介護業界の人材流入と定着を進めていくなかで…
SSMには、「フレンド」のキャリアアップ支援として、「資格取得支援制度」がある。「介護職員初任者研修」といった資格取得のための費用を全額補助するというものだ。
平井 介護施設で働いている、当社の派遣スタッフのなかには「資格取得支援制度」をご利用する方もいます。「未経験・資格なし」で入職した後で、キャリアアップの一手段として資格の取得を目指しているのです。資格の取得は、直接雇用に切り替えるときにも役立ちます。
また、最近では、ユマニチュード*3 の研修を受講される方も増えています。当社はユマニチュード正規の研修事業を運営するIGM-Japon合同会社と業務連携し、研修機会を提供しています。対面だと人数が限られてしまうのですが、コロナ禍でオンラインが一般化し、一度にたくさんの方や遠方在住の方も参加できるようになりました。ユマニチュードの概念を知るための座学はオンライン受講で過不足なく行うことができ、研修後のアンケートでは、ほとんどの方がユマニチュードを実践しているとのこと。今後も、受講される方は増えていくでしょう。
*3 ユマニチュードはフランスの体育学の専門家イヴ・ジネストとロゼット・マレスコッティが開発した、知覚・感情・言語による包括的コミュニケーション・ケアの技法。ユマニチュードとは「人間らしさを取り戻す」という意味をもつフランス語の造語。
SSMでは、派遣先企業が「フレンド」を直接雇用することも推奨している*4 。「フレンド」には、直接雇用への切り替えを望む人と派遣雇用の継続を望む人が混在しているが、いずれの場合においても、SSMは「派遣」の持つ機能を「長期活躍を見据えた準備期間」とし、介護業界への人材の流入と、就労先での定着を進めている。
*4 直接雇用は、派遣先企業と派遣スタッフの双方の同意が前提となる。また、直接雇用の転換は正社員だけでなく契約社員も含まれる。

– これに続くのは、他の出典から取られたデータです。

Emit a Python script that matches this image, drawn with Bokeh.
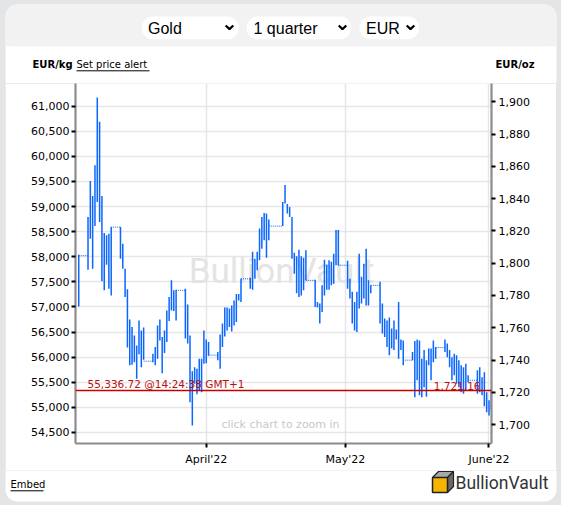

平井 「中長期的に、介護業界で働く方を増やしていきたい」という強い想いが私たちにはあります。そのために、求職者が介護職の仕事の扉を叩きやすくなり、就労の門戸が広がるように尽力しています。「フレンド」の皆さんには、できるだけ長い期間、介護従事者としてご活躍いただけるよう、「不安だけど、介護職にチャレンジして、仕事を続けていきたい」という意思に寄り添いながら、私たちは一人ひとりに見合った仕事を見つけ、企業様や施設運営の方々とともに、未経験者を育てていくことを大切にしています。そして、直接雇用に切り替わった方の半年から1年後に、「○○さんはお元気ですか?」と、雇用側に尋ねていくことも私たちの日常になっています。また、直接雇用になったものの、入退職がさかんな施設は被雇用者を十分に生かしきれていないこともあるので、そうした状況を定点観測的に知っておく必要もあります。労働者を守ることも私たちの使命ですから。おかげさまで、「フレンド」の皆さんが働く介護施設の数は増えており、未経験者の活躍を実感しています。